Column caching [4] is a dynamic cache partitioning technique in which individual associative ways are allocated for various purposes, such as to threads or programs for guaranteed performance. The drawback is that high associativities are need for a high degree of allocation. In any case, segmentation, which does not require set associativity, is orthogonal to column caching and could be used to increase the granularity of allocation.
Conclusions and Future Work
In this paper, we proposed the use of segmented instruction caches along with profile-driven code scheduling to provide flexible instruction delivery to real-time and non-real-time threads running on the same multithreaded procesor. This technique is particularly useful in NP data processors, which are multithreaded yet inhibited by a fixed size control store. The segmented instruction cache allows real-time programs to map into a private segment large enough to avoid misses while allowing non-real-time programs to suffer misses while keeping all cache conflicts limited to within individual segments. This removes program size restrictions on non-real-time code without sacrificing guaranteed instruction delivery to real-time programs. Several program-specific segment sizing strategies were evaluated, and code scheduling was seen to be an effective method for removing a majority of conflict misses and often reducing miss rates on a selection of programs by a range of 10% to 60%.

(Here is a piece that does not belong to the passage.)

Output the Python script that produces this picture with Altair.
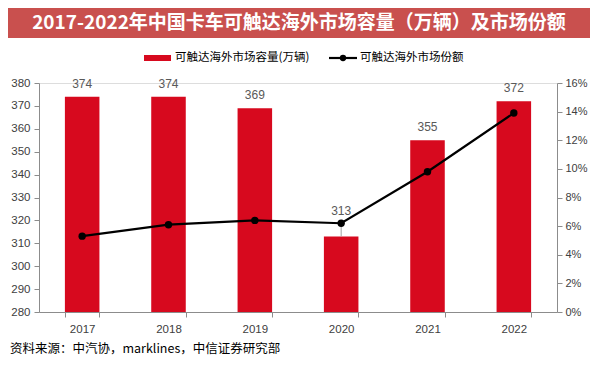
import altair as alt
import pandas as pd

years = ["2017", "2018", "2019", "2020", "2021", "2022"]
capacity = [374, 374, 369, 313, 355, 372]
share = [0.053, 0.061, 0.064, 0.062, 0.098, 0.139]

title_text = "2017-2022年中国卡车可触达海外市场容量（万辆）及市场份额"
legend_bar = "可触达海外市场容量(万辆)"
legend_line = "可触达海外市场份额"
source_text = "资料来源：中汽协，marklines，中信证券研究部"

df = pd.DataFrame({"year": years, "cap": capacity, "share": share})
one = pd.DataFrame({"k": [0]})

RED = "#D7091E"
AXC = "#8C8C8C"
LAB = "#404040"
NUMF = "Liberation Sans"
CJK = "Noto Sans CJK SC"

x_enc = alt.X(
    "year:O",
    sort=years,
    scale=alt.Scale(paddingInner=0.6, paddingOuter=0.3),
    axis=alt.Axis(
        title=None, labelAngle=0, tickBand="extent", domainColor=AXC,
        tickColor=AXC, tickSize=5, labelFontSize=11.5, labelColor=LAB,
        labelFont=NUMF, labelPadding=6, grid=False,
    ),
)
yl_scale = alt.Scale(domain=[280, 380], nice=False, zero=False)
yl_axis = alt.Axis(
    title=None, values=list(range(280, 381, 10)), grid=False,
    domainColor=AXC, tickColor=AXC, tickSize=5, labelFontSize=11.5,
    labelColor=LAB, labelFont=NUMF, labelPadding=4, labelOverlap=False,
)
yl = alt.Y("cap:Q", scale=yl_scale, axis=yl_axis)

base = alt.Chart(df)
bars = base.mark_bar(color=RED, clip=True).encode(
    x=x_enc, y=yl, y2=alt.datum(280)
)
labels = base.transform_filter(alt.datum.year != "2020").mark_text(
    dy=-13, fontSize=12, color="#595959", font=NUMF
).encode(x=x_enc, y=yl, text="cap:Q")
label20 = base.transform_filter(alt.datum.year == "2020").mark_text(
    dy=-25, fontSize=12, color="#595959", font=NUMF
).encode(x=x_enc, y=yl, text="cap:Q")
leader = base.transform_filter(alt.datum.year == "2020").transform_calculate(
    top="280 + datum.share / 0.16 * 100"
).mark_rule(color="#A0A0A0", strokeWidth=1).encode(
    x=x_enc, y=yl, y2="top:Q"
)
left = alt.layer(bars, leader, labels, label20)

yr = alt.Y(
    "share:Q",
    scale=alt.Scale(domain=[0, 0.16], nice=False),
    axis=alt.Axis(
        title=None, orient="right", format=".0%",
        values=[0, 0.02, 0.04, 0.06, 0.08, 0.10, 0.12, 0.14, 0.16],
        grid=False, domainColor=AXC, tickColor=AXC, tickSize=5,
        labelFontSize=11, labelColor=LAB, labelFont=NUMF, labelPadding=3,
        labelOverlap=False,
    ),
)
line = base.mark_line(color="#000000", strokeWidth=2.2).encode(x=x_enc, y=yr)
pts = base.mark_point(filled=True, color="#000000", size=55, opacity=1).encode(x=x_enc, y=yr)
right = alt.layer(line, pts)

main = alt.layer(left, right).resolve_scale(y="independent")

deco = alt.Chart(one)
title_bar = deco.mark_rect(color="#C9504E").encode(
    x=alt.value(-31), x2=alt.value(551), y=alt.value(-75), y2=alt.value(-45)
)
title_t = deco.mark_text(
    text=title_text, color="white", fontSize=19, fontWeight="bold", font=CJK,
    align="center", baseline="middle",
).encode(x=alt.value(260), y=alt.value(-60))
leg_rect = deco.mark_rect(color=RED).encode(
    x=alt.value(105), x2=alt.value(132), y=alt.value(-28), y2=alt.value(-22)
)
leg_t1 = deco.mark_text(
    text=legend_bar, fontSize=11.5, font=CJK, color="#000000", align="left", baseline="middle"
).encode(x=alt.value(136), y=alt.value(-25))
leg_line = deco.mark_rule(color="#000000", strokeWidth=2.2).encode(
    x=alt.value(290), x2=alt.value(318), y=alt.value(-25)
)
leg_pt = deco.mark_point(filled=True, color="#000000", size=40, opacity=1).encode(
    x=alt.value(304), y=alt.value(-25)
)
leg_t2 = deco.mark_text(
    text=legend_line, fontSize=11.5, font=CJK, color="#000000", align="left", baseline="middle"
).encode(x=alt.value(321), y=alt.value(-25))
src = deco.mark_text(
    text=source_text, fontSize=12.5, font=CJK, color="#000000", align="left", baseline="middle"
).encode(x=alt.value(-29), y=alt.value(266))

chart = alt.layer(
    main, title_bar, title_t, leg_rect, leg_t1, leg_line, leg_pt, leg_t2, src
).properties(
    width=518, height=229,
    autosize=alt.AutoSizeParams(type="none"),
    padding={"left": 31, "top": 75, "right": 33, "bottom": 44},
).configure_view(stroke=None).configure(background="white")

chart.save("out.html", embed_options={"renderer": "svg", "actions": False})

We plan to consider a number of additional topics in future work. These include: avoiding index calculations and tag checks (completely for real-time segments, and via speculation otherwise), mechnisms to shape instruction fetch bandwidth, improving shared segment miss rates, measuring sensitivity to cache parameters (e.g., block size), investigating the benefits of dynamically changing segment sizes at run-time (both for these statically-composed threads as well as dynamically composed scenarios), providing sharing between segments (e.g., for shared code libraries), and exploring the use of segmentation in data caches.